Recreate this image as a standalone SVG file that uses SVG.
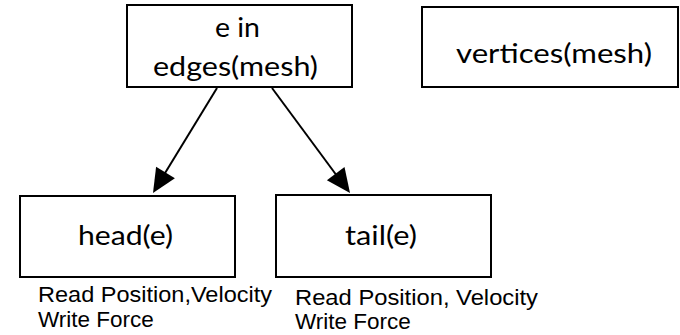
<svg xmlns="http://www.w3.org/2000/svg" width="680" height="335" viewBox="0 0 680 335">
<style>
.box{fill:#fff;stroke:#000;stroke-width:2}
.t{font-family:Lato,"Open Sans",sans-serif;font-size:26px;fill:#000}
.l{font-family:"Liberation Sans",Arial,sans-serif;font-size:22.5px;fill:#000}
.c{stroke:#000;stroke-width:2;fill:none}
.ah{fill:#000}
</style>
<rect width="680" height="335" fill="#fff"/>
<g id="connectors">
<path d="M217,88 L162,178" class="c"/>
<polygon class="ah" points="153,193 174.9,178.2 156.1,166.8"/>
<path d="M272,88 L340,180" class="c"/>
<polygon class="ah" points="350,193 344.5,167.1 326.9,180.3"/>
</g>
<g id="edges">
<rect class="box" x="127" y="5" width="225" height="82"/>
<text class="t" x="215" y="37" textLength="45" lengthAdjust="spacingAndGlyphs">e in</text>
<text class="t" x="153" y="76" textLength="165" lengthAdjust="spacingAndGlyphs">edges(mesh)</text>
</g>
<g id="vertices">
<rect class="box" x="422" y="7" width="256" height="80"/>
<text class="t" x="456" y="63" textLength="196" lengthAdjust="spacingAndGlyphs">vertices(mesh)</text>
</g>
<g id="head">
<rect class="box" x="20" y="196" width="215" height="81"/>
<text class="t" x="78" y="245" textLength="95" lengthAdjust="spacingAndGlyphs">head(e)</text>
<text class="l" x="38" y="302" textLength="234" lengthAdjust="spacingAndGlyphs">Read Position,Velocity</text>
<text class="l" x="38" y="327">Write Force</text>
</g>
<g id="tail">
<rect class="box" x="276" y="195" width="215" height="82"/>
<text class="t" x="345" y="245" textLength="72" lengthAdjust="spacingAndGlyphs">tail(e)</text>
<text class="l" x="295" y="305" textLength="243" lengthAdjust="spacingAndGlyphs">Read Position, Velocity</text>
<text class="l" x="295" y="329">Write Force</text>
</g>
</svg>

------

* _Short task_
Write the listing above out again exactly, dropping each image.

* _Expected answer_
Recreate this image as a standalone SVG file that uses SVG.
<svg xmlns="http://www.w3.org/2000/svg" width="680" height="335" viewBox="0 0 680 335">
<style>
.box{fill:#fff;stroke:#000;stroke-width:2}
.t{font-family:Lato,"Open Sans",sans-serif;font-size:26px;fill:#000}
.l{font-family:"Liberation Sans",Arial,sans-serif;font-size:22.5px;fill:#000}
.c{stroke:#000;stroke-width:2;fill:none}
.ah{fill:#000}
</style>
<rect width="680" height="335" fill="#fff"/>
<g id="connectors">
<path d="M217,88 L162,178" class="c"/>
<polygon class="ah" points="153,193 174.9,178.2 156.1,166.8"/>
<path d="M272,88 L340,180" class="c"/>
<polygon class="ah" points="350,193 344.5,167.1 326.9,180.3"/>
</g>
<g id="edges">
<rect class="box" x="127" y="5" width="225" height="82"/>
<text class="t" x="215" y="37" textLength="45" lengthAdjust="spacingAndGlyphs">e in</text>
<text class="t" x="153" y="76" textLength="165" lengthAdjust="spacingAndGlyphs">edges(mesh)</text>
</g>
<g id="vertices">
<rect class="box" x="422" y="7" width="256" height="80"/>
<text class="t" x="456" y="63" textLength="196" lengthAdjust="spacingAndGlyphs">vertices(mesh)</text>
</g>
<g id="head">
<rect class="box" x="20" y="196" width="215" height="81"/>
<text class="t" x="78" y="245" textLength="95" lengthAdjust="spacingAndGlyphs">head(e)</text>
<text class="l" x="38" y="302" textLength="234" lengthAdjust="spacingAndGlyphs">Read Position,Velocity</text>
<text class="l" x="38" y="327">Write Force</text>
</g>
<g id="tail">
<rect class="box" x="276" y="195" width="215" height="82"/>
<text class="t" x="345" y="245" textLength="72" lengthAdjust="spacingAndGlyphs">tail(e)</text>
<text class="l" x="295" y="305" textLength="243" lengthAdjust="spacingAndGlyphs">Read Position, Velocity</text>
<text class="l" x="295" y="329">Write Force</text>
</g>
</svg>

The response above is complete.